I remember my father playing catch with me when I was a youngster of 12 or so, I remember learning to drive under his tutelage. I remember that he taught me to play ping pong and cribbage - both very competitively. I remember that he was impossible to play bridge with (he refused to follow any of the "rules"). I remeber that he loved baseball, that he continued to be an excellent card player until the end of his life. He had a strong faith that he tried to pass on to his children. He continued to love us even when we did not share his faith. And for the last 30 years of his life he seemed to be in a good mood almost every time I saw him.
I notice things I do now, postures that I have sometimes, expressions I imagine on my face, ways of sitting or holding myself, how I cup my face in my hand and even sometimes the way I look, that remind me of him. Sometimes I am amused, sometimes I realize I'm getting old and sometimes I wish I did not have that expression or posture. But I feel grateful that my father gave me life and a great group of siblings to love, bond, disagree and fight with. We have all turned out well (some better than others I am sure they will agree). And as we all know. dad loved Mary best but she was the only girl and a nurse to boot so none of the boys stood a chance, but after that ..... well I'm sure that is open to opinions and discussions.

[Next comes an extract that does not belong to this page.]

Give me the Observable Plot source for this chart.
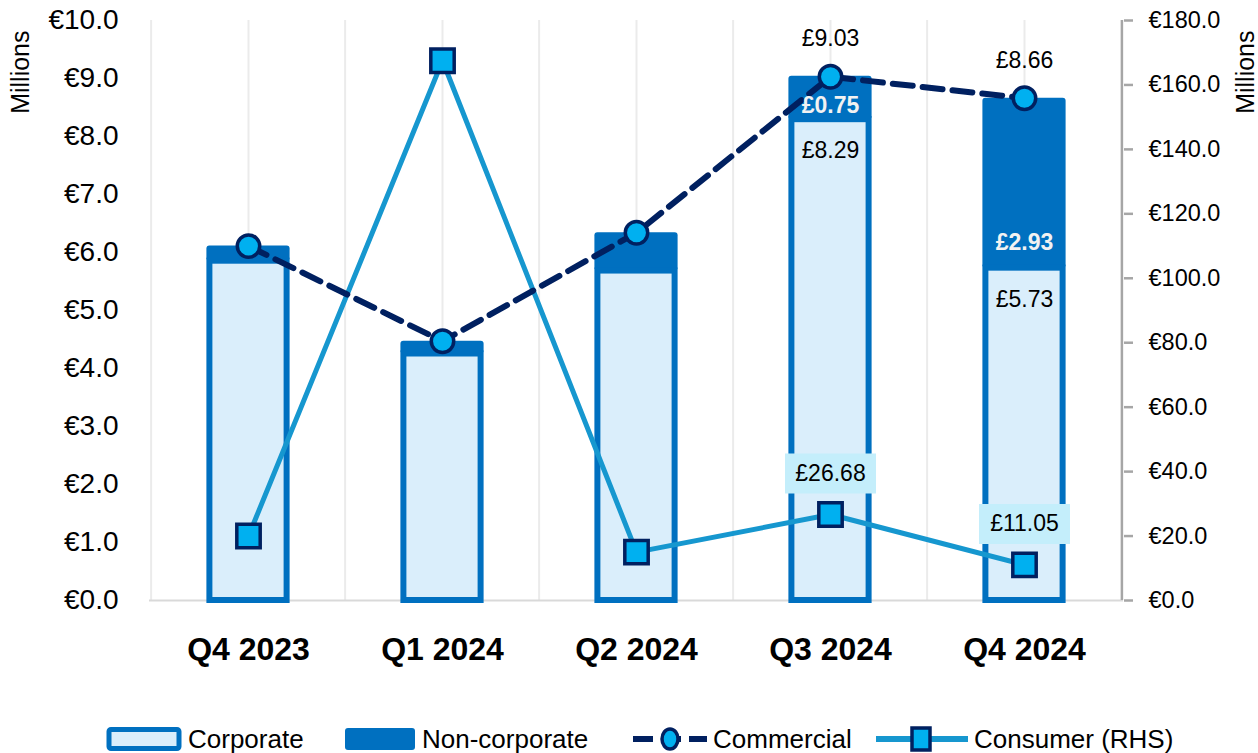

I'd also like to acknowledge my brother, Joe. He lived 400 miles away from dad in Boise, ID. He was always willing to travel to Coeur'd Alene to help dad. He spent holidays and vacations with dad. He never seemed to be too busy to visit dad if that's what dad needed. These last few years he has also been our information line to let us know what his impression of dad's condition was and how he thought dad was doing. I will be forever grateful for what he did for dad that I was unable and sometimes unwilling to do.